2010 Fiscal Year Annual Research Report
Project/Area Number |
21540381
|
Research Institution | The University of Tokyo |
Principal Investigator |
押川 正毅 東京大学, 物性研究所, 教授 (50262043)
|
Keywords | 統計力学 / 物性基礎論 / 磁性 / 量子ダイナミクス / 量子古典対応 / 電子スピン共鳴 |
Research Abstract |
1次元スピンギャップ系のダイナミクスを、特に電子スピン共鳴(ESR)に着目して、古典非線形シグマ模型に基づいて調べた。1次元スピンギャップ系の代表例として、ハルデンギャップを持つ整数スピン鎖がある。低温極限では、素励起であるマグノンの密度が低いためマグノン間の相互作用が無視でき、マグノンの量子力学的遷移としてESRを記述することができる。しかし、ギャップに比べて高い温度では、マグノンの密度が高く相互作用の効果が大きく、量子力学的遷移に基づくアプローチは困難になる。一方で、このような温度領域では、ダイナミクスが古典的になると期待される。特に、ギャップより高いが交換相互作用のエネルギーよりも低い温度領域では、古典非線形シグマ模型のダイナミクスによって系が記述される。古典非線形シグマ模型のダイナミクスは、運動方程式の数値解法によって数値的に求めることができる。このようなアプローチは、Tyc,Halperin,Nelsonらによって試みられていたが、異方性に関して鋭敏なESRの記述にあたってはより一層高精度の計算が求められる。
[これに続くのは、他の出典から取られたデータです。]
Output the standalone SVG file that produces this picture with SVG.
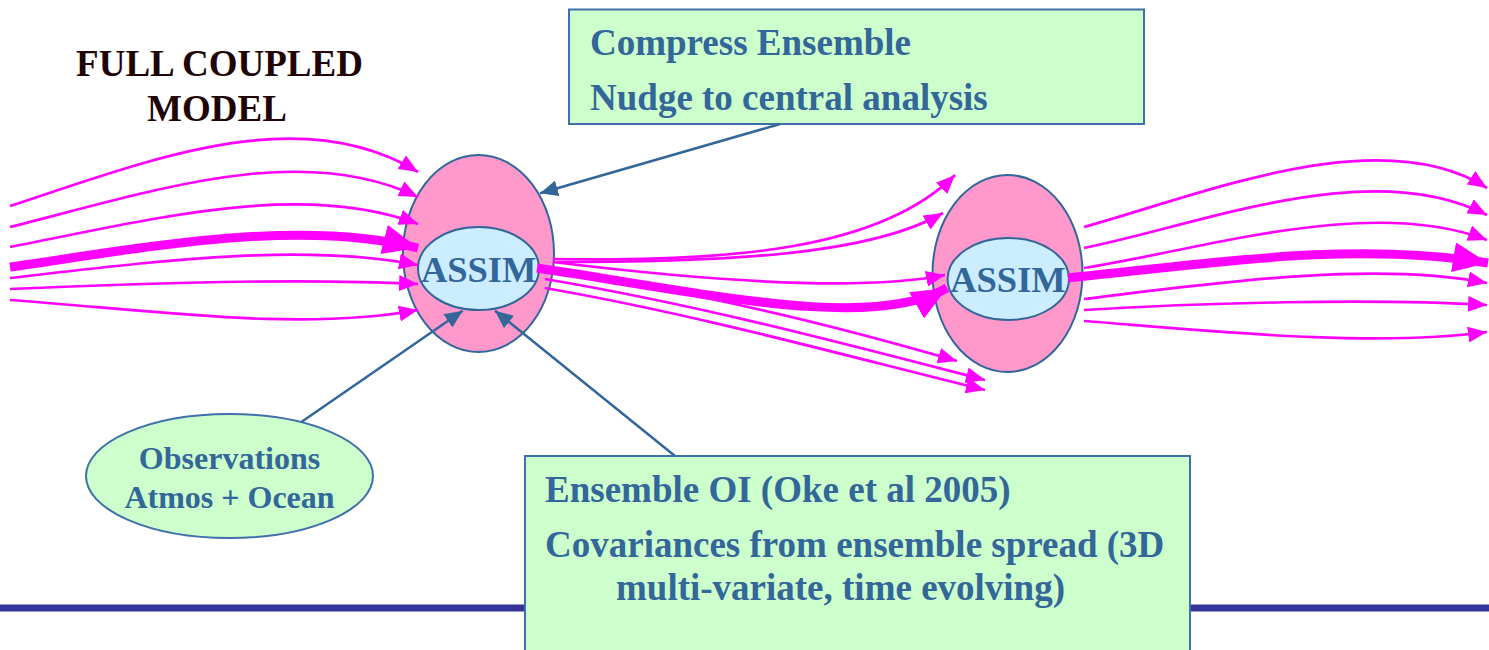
<svg xmlns="http://www.w3.org/2000/svg" width="1489" height="650" viewBox="0 0 1489 650">
<defs>
<style>
.txt{font-family:"Liberation Serif","Times New Roman",serif;font-weight:bold;fill:#336699}
.title{font-family:"Liberation Serif","Times New Roman",serif;font-weight:bold;fill:#1f0505}
.outer{fill:#FF99CC;stroke:#336699;stroke-width:2}
.inner{fill:#CCECFF;stroke:#336699;stroke-width:2}
.box{fill:#CCFFCC;stroke:#4070AA;stroke-width:2}
.mg{fill:none;stroke:#FF00FF;stroke-width:2.7;marker-end:url(#ah)}
.mgT{fill:none;stroke:#FF00FF;stroke-width:9;marker-end:url(#ahT)}
.bl{fill:none;stroke:#336699;stroke-width:2.5;marker-end:url(#ahB)}
</style>
<marker id="ah" markerUnits="userSpaceOnUse" markerWidth="20" markerHeight="16" refX="19" refY="8" orient="auto"><path d="M0,0 L19,8 L0,16 z" fill="#FF00FF"/></marker>
<marker id="ahT" markerUnits="userSpaceOnUse" markerWidth="36" markerHeight="30" refX="35" refY="15" orient="auto"><path d="M0,0 L35,15 L0,30 z" fill="#FF00FF"/></marker>
<marker id="ahB" markerUnits="userSpaceOnUse" markerWidth="19" markerHeight="16" refX="18" refY="8" orient="auto"><path d="M0,0 L18,8 L0,16 z" fill="#336699"/></marker>
</defs>
<rect x="0" y="0" width="1489" height="650" fill="#ffffff"/>
<rect id="divider" x="0" y="604.5" width="1489" height="7" fill="#333399"/>

<g id="title">
<text class="title" x="219.5" y="76" font-size="37" text-anchor="middle">FULL COUPLED</text>
<text class="title" x="217" y="120.5" font-size="37" text-anchor="middle">MODEL</text>
</g>

<g id="assim1">
<ellipse class="outer" cx="478.5" cy="253.5" rx="75.5" ry="98.5"/>
<ellipse class="inner" cx="478.5" cy="268.5" rx="60.5" ry="41.5"/>
<text class="txt" x="478.7" y="282" font-size="36.5" text-anchor="middle">ASSIM</text>
</g>

<g id="assim2">
<ellipse class="outer" cx="1007.5" cy="273.5" rx="75" ry="98.5"/>
<ellipse class="inner" cx="1008.3" cy="279" rx="60.7" ry="41"/>
<text class="txt" x="1008" y="291.5" font-size="36.5" text-anchor="middle">ASSIM</text>
</g>

<g id="observations">
<ellipse class="box" cx="229.5" cy="476" rx="143.5" ry="62" stroke="#336699"/>
<text class="txt" x="229.5" y="469" font-size="32" text-anchor="middle">Observations</text>
<text class="txt" x="229.5" y="507.7" font-size="32" text-anchor="middle">Atmos + Ocean</text>
</g>

<g id="compress">
<rect class="box" x="569" y="9.5" width="575" height="114.5"/>
<text class="txt" x="590" y="55" font-size="37">Compress Ensemble</text>
<text class="txt" x="590" y="110" font-size="37">Nudge to central analysis</text>
</g>

<g id="connectors">
<path class="mg" d="M10,206 C150,160 300,100 418,172"/>
<path class="mg" d="M10,227 C150,192 300,140 418,197"/>
<path class="mg" d="M10,247 C150,220 300,180 418,224"/>
<path class="mgT" d="M10,267 C150,247 300,218 418,248"/>
<path class="mg" d="M10,278 C150,262 300,242 418,265"/>
<path class="mg" d="M10,289 C150,283 300,278 418,284"/>
<path class="mg" d="M10,300 C150,310 300,332 418,310"/>

<path class="mg" d="M553,259 C730,262 880,250 955,175"/>
<path class="mg" d="M553,262 C730,262 870,255 943,213"/>
<path class="mg" d="M553,262 C700,280 860,292 945,275"/>
<path class="mgT" d="M537,268 C700,292 870,332 947,288"/>
<path class="mg" d="M550,272 C700,290 850,330 957,361"/>
<path class="mg" d="M545,279 C700,305 850,345 985,380"/>
<path class="mg" d="M545,288 C700,315 850,357 985,390"/>

<path class="mg" d="M1084,227 C1200,195 1380,120 1487,188"/>
<path class="mg" d="M1084,248 C1200,225 1370,155 1487,215"/>
<path class="mg" d="M1084,268 C1200,250 1370,195 1487,240"/>
<path class="mgT" d="M1068,278 C1200,265 1350,240 1488,263"/>
<path class="mg" d="M1084,299 C1200,285 1370,260 1487,283"/>
<path class="mg" d="M1084,310 C1200,303 1370,298 1487,305"/>
<path class="mg" d="M1084,321 C1200,330 1370,348 1487,332"/>

<path class="bl" d="M780,124 L540,193.3"/>
<path class="bl" d="M301.7,421.7 L462.7,310.7"/>
<path class="bl" d="M675,456 L495,310.7"/>
</g>

<g id="ensembleOI">
<rect class="box" x="525" y="456" width="665" height="210"/>
<text class="txt" x="545" y="501.7" font-size="37">Ensemble OI (Oke et al 2005)</text>
<text class="txt" x="545" y="556.7" font-size="37">Covariances from ensemble spread (3D</text>
<text class="txt" x="616" y="600" font-size="37">multi-variate, time evolving)</text>
</g>
</svg>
そこで、本研究では、シンプレクティック法を古典非線形シグマ模型のダイナミクスに適用することによりエネルギーを保存した精度の高い計算を行い、ESRスペクトルの変化を調べた。異方的摂動として、具体的には交替磁場を導入した。その結果、常磁性共鳴の線幅が温度の低下とともに大きくなり、またさらに低温では別の共鳴ピークが現れることがわかった。この新たな共鳴ピークは、交替磁場によって誘起された反強磁性的な秩序状態のまわりのスピン波的な励起に対応することを、理論と数値結果の比較によって明確にした。この2つの領域の間のクロスオーバーは、交替磁場下のS=1/2反強磁性スピン鎖において見られるものと定性的に似ているが、系の古典性を反映した差異があることも示した。